Das EU-Parlament hat sich mit den Folgen beschäftigt und erste Vorschläge vorgelegt, wie die Politik darauf reagieren soll. Der über 70 Seiten lange Bericht der luxemburgischen Sozialistin Mady Delvaux steht kommende Woche im Parlament zur Abstimmung. Doch bei der Industrie hält sich die Begeisterung darüber, dass die Europa-Politik das Zukunftsthema entdeckt hat, in Grenzen. Sie fürchtet Überregulierung und Geschäftshemmnisse. Denn in dem Bericht heißt es: Es solle "die Möglichkeit einer Besteuerung der von einem Roboter ausgeübten Tätigkeit" geprüft werden. Es könnten "Gebühren für die Nutzung und Haltung pro Roboter" erhoben werden. Mit dem Ertrag könnten Arbeitslose unterstützt und umgeschult werden, die durch die Robotisierung ihre Jobs verloren haben.
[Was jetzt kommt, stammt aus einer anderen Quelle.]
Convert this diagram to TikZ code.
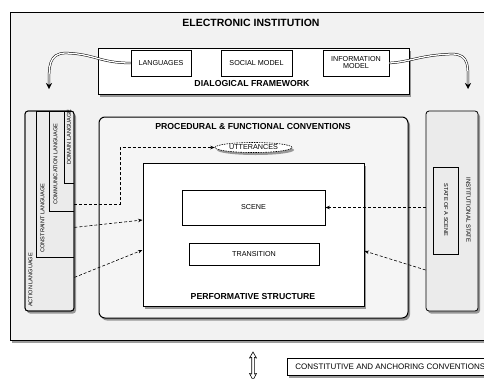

Es gehe auch darum, "den sozialen Zusammenhalt und die Wohlfahrt zu bewahren".

Der französische Präsidentschaftskandidat der Sozialisten, Benoit Hamon, stößt ins gleiche Horn. Der dem linken Parteiflügel angehörende Politiker fordert ein bedingungsloses Grundeinkommen, die 25-Stunden-Woche sowie die Robotersteuer. Hamon und Delvaux gehen davon aus, dass mit der Robotisierung den Menschen die Arbeit ausgeht. Die Praxis in Deutschland legt aber anderes nahe: Wo Roboter in der Industrieproduktion zum Einsatz kommen, entstehen besonders viele neue Jobs. Etwa in der Automobilindustrie: In der Branche gab es 2010 in Deutschland 720.000 Arbeitsplätze bei 77.000 installierten Robotern, 2015 gab es 815.000 Jobs und 92.000 Roboter. Deutschland hat mit Abstand die größte Roboterdichte in der EU, insgesamt sind hierzulande 183.000 Industrieroboter installiert, in Frankreich dagegen nur 32.000 Stück. In Deutschland wurden letztes Jahr 20.000 neue Industrieroboter aufgestellt, in Frankreich nur 3000. Klar, Frankreich ist kleiner als Deutschland. Doch es fällt auf: Deutschland stellt einen Beschäftigungsrekord nach dem anderen auf, Frankreich kämpft mit Arbeitslosigkeit. Thilo Brodtmann vom Maschinenbauverband VDMA warnt denn auch das EU-Parlament: "Eine Robotersteuer wäre ein Jobkiller für Europa."

Der Delvaux-Bericht sieht zudem schwierige rechtliche Fragen aufkommen. Wer haftet, wenn Roboter Unfälle verursachen? These dabei ist, dass die Maschinen künftig nicht mehr simple Werkzeuge in den Händen ihrer Besitzer sind, sondern autonom arbeiten. Die bisherigen Haftungsregeln könnten nicht mehr ausreichen, wenn die "Verantwortlichkeit für Handlungen und Unterlassungen von Robotern" nicht mehr auf einen "bestimmten menschlichen Akteur zurückgeführt werden können", schreiben die Autoren.

Das EU-Parlament will daher die Kommission auffordern, ein Versicherungssystem für Roboter einzuführen. Auch hier ist die Industrie skeptisch. Das Parlament bringt einen verpflichtenden Fonds ins Gespräch, in den die Firmen zahlen sollen, mit dem Geld sollen Opfer der Technologie entschädigt werden. Industrie-Roboter sollen auch eine einheitliche Registrierungsnummer bekommen. Eine eigens zu schaffende EU-Agentur könne für die Überwachung der Roboter sowie alle weiteren ethischen Fragen zuständig sein.

Wenn das EU-Parlament in der kommenden Woche den Delvaux-Bericht beschließt, ist erst einmal die EU-Kommission am Zug. Sie prüft dann, ob sie Bedarf für einen gesetzgeberischen Vorschlag sieht und wird dafür dann gegebenenfalls eine Richtlinie erarbeiten.